Переделкино: поверх заборов - страница 48
Теперь же мне кажется, что ни о каком Пастернаке он тогда вообще не думал – не занимал его вовсе Пастернак. Он думал о правоте дела, которым был занят, – и не отвлекался на мысли ни о чем довоенном (кроме, может быть, мыслей о Валентине Васильевне).
Заместитель Симонова по “Новому миру” Александр Кривицкий говорил про Пастернака: “Ну как же крупный поэт может, чтобы в стихах не было ничего о войне, о народе?”
Значит, не в стихах дело (хотя и в стихах: почти наизусть помню, как герой стихотворения Пастернака, увидев из машины зарево салюта, “шествует” потом “на пункт проверочно-контрольный узнать, какую новость чествуют зарницами первопрестольной”) – не в стихах, так в прозе: не станет же Кривицкий спорить с тем, что “Доктор Живаго” не о народе.
“Доктор Живаго”, между прочим, сочиняемый одновременно с политическим циклом стихов Симонова и началами его прозы, и столкнет Бориса Леонидовича с Константином Михайловичем в “Новом мире”, когда главный редактор исторически отклонит публикацию романа – и никогда от сознания правильности своего решения не откажется.
И в неприятии “Доктора Живаго” Симонов искренен – они с Пастернаком вроде бы в одной стране жили, но ощущали ее совершенно по-разному.

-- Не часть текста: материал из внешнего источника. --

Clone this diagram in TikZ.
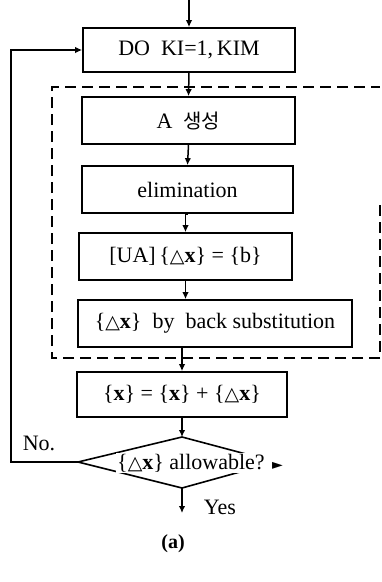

Я не раз по ходу рассказа о Симонове повторял – и повторю еще, возможно, как много он работал (и это, кстати, тоже стало общим местом мнения о нем).
Но разве мало работал Пастернак?
Только вот замечаю, что, вспоминая Пастернака, мы говорим о стихах (и прозе, кто читал), а не об исключительном его трудолюбии.
Я думаю, и эстетически Пастернак Симонову интересен не был. Скорее уж, Владимир Луговской (потом описанный в “Двадцати днях без войны” с превосходством человека, храбро воевавшего, перед тем, кто не смог преодолеть животного страха, но все равно сочувственно, с любовью за прошлое, может быть). А из мировых знаменитостей – Киплинг, конечно.
В довоенном симоновском “Генерале” у венгра-генерала “в кофейнике кофе клокочет” – и это не отзвук ли киплинговского “солдат, учись свой труп носить, учись…” чему-то там еще. “Учись [вот к чему я] свой кофе кипятить…” забыл на чем (про генерала у Симонова помню лучше).
Конечно, ни в стихах, ни в прозе военного времени – никакого кофе от Киплинга. В русской армии кофе не пьют – представьте себе, что Василий Теркин после переправы станет пить кофе, а не попросит у начальника второй рюмки, раз переправлялся “в два конца”.
Симонов съехал с арендованной дачи в свою, купленную у Федора Гладкова на другом конце Переделкина – уже не в городке писателей, а ближе к резиденции патриарха и железной дороге; и расчет произошел (помню разговоры об этом в поселке) прямо перед денежной реформой – и Гладков, не успевавший распорядиться вырученной от продажи суммой, злился на Симонова.
Корней Чуковский огорчался, что писатели в Переделкине мало говорят на серьезные литературные темы, редко читают друг другу свои рукописи – у них в дореволюционной Коуоккале все было по-другому.
А Симонову такого рода общения не требовалось, он хотел обособиться – и не нравилось ему, наверное, жить на арендованной даче.
Вместо Симонова на второй этаж дачи въехал его друг Борис Горбатов – и жизнь этой семьи тоже проходила у меня на глазах. Но, кроме красавицы падчерицы Инги Окуневской (никогда ее потом не видел), ничего про Горбатова обычно не вспоминаю.
Прозы Горбатова я не читал – только стихи Симонова, ему посвященные, и воспоминания сына Симонова Алексея Кирилловича, очень комплиментарно оценившего нашего соседа, совсем недолго прожившего напротив, – тот, наоборот, переехал ближе к Пастернаку, чуть ли не в дачу Афиногенова. Дома у нас Горбатов не бывал, хотя до войны они с отцом знакомство водили и Горбатов отцу написал вроде стихотворения: “Скажу тебе я наудачу, тебя погубит дача”. Моя матушка считала, что в сказанном довоенным Горбатовым свой резон имелся.